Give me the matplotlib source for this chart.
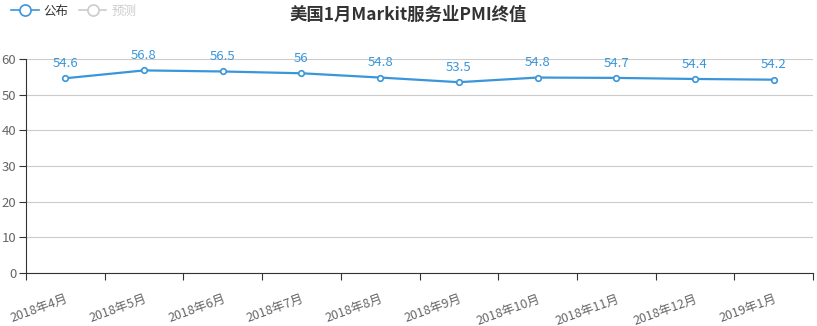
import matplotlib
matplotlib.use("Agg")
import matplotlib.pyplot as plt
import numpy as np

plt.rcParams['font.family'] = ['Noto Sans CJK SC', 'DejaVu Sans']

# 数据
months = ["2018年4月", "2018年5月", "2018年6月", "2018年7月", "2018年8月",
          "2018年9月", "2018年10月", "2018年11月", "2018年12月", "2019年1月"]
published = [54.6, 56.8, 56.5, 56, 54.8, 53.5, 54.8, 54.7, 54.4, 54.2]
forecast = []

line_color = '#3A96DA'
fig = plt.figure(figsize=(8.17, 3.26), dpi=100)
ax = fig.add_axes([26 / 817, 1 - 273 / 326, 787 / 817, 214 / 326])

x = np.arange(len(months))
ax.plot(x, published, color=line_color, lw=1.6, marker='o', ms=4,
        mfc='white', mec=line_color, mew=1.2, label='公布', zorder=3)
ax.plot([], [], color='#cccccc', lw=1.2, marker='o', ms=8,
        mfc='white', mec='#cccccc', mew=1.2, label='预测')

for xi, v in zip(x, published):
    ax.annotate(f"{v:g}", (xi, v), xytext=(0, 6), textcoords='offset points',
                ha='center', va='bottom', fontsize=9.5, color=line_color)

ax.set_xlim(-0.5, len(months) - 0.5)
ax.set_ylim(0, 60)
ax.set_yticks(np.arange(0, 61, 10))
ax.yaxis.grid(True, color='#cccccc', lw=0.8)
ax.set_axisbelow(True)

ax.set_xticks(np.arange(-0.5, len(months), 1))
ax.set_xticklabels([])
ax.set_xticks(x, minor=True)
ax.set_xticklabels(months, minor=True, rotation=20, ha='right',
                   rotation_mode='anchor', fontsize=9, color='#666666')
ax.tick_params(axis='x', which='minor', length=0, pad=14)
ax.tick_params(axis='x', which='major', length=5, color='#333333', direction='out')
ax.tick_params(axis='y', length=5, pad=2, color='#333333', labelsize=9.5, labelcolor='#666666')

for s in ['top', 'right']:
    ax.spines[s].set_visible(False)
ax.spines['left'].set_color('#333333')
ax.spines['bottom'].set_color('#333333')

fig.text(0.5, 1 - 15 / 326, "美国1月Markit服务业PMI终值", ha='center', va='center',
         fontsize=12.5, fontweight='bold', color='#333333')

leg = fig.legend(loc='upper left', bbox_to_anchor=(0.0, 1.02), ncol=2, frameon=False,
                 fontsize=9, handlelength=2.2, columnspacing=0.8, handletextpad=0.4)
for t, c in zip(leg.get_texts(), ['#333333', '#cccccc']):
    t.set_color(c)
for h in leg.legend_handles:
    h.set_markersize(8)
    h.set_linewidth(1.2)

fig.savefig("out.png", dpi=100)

*PROBLEM TO WORK ON*
Write out exactly the lines between the start of the data and the line with "forecast = []", including both, but none of the pictures.

*ANSWER TO THE PROBLEM*
Give me the matplotlib source for this chart.
import matplotlib
matplotlib.use("Agg")
import matplotlib.pyplot as plt
import numpy as np

plt.rcParams['font.family'] = ['Noto Sans CJK SC', 'DejaVu Sans']

# 数据
months = ["2018年4月", "2018年5月", "2018年6月", "2018年7月", "2018年8月",
          "2018年9月", "2018年10月", "2018年11月", "2018年12月", "2019年1月"]
published = [54.6, 56.8, 56.5, 56, 54.8, 53.5, 54.8, 54.7, 54.4, 54.2]
forecast = []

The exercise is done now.